Police purges on Islamically-correct beachwear which began in the summer of 2016 with a ban on the burkini started the most recent rot; since then, every year some type of clothing has been targeted by the Islamophobic state. Sadly, though, the French authorities are still blind to their hypocrisy and shortcomings; they continue to ignore the social unrest in Muslim and black communities. The existence of predominantly North African communities is only recognised when the state needs some media-induced hysteria about the lack of integration in society.
The reality is that social exclusion, unemployment and disenfranchisement are just some of the areas that have a negative impact on such communities. French politician Nadine Morano illustrated the problem precisely when she described France as “a Jewish-Christian country… of white race, which takes in foreigners.” Such views are the problem.

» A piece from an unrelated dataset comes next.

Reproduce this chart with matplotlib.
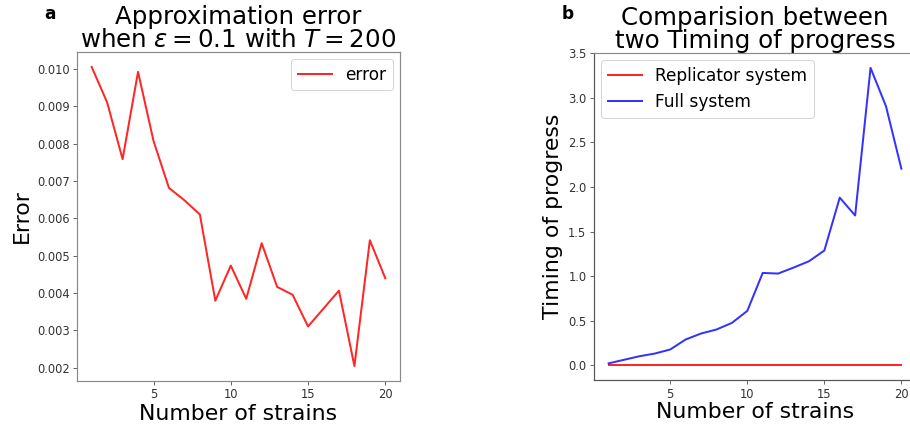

Her words in September 2015 were lapped up by those elements of the Israeli media which seize on any Islamophobic content coming out of France, even though this particular politician has a reputation for gaffes and unguarded Twitter comments. The so-called foreigners described by Morano exclude, presumably, her mother, who was from an Italian family. What she really means are the black and Arab communities with backgrounds in France’s former colonies. Their cultures and religions cannot be airbrushed from the French landscape simply because their presence is seen as an inconvenience to an increasingly racist state.
READ: Muslim girl turned away from school in France for wearing hijab files complaint with UN
The French could easily improve integration and equality of opportunity for everyone who can trace their roots back to the French colonies, but it doesn’t play well with the French brand of secularism. Whenever I’ve raised the issue I’m told that France’s colonial history in North Africa is no longer relevant and we must look to the future. I’m married to an Algerian and his adverse reaction to such dinner table chatter tells me that it will take a lot more than a dose of French laïcité for Algeria, the land of a million martyrs, to move on.
French citizens tend to feign blindness to the diversity in their society and ignore concerns about racist tendencies. Meanwhile, the effective ban on French Muslims being able to express their faith or wear distinct clothing is being reinforced on an almost daily basis. Instead of building bridges between communities within his own country, Macron is taking a wrecking ball to them.
The French president simply refuses to see, hear or speak of the double standards at play in France, as was demonstrated when Queen Camilla swept into the banquet that he hosted in the Hall of Mirrors in the Chateau de Versailles. It’s just as well that the racist police officers in Nice who fined a Muslim woman at the popular beach resort for “not wearing an outfit respecting good morals and secularism” weren’t on duty.
So it’s time for France to change, rather than expect its citizens to abandon all they hold dear. In the meantime, forget about liberté, égalité, fraternité; the French motto really ought to be “bigoterie, duplicité, hypocrisie”.
The views expressed in this article belong to the author and do not necessarily reflect the editorial policy of Middle East Monitor.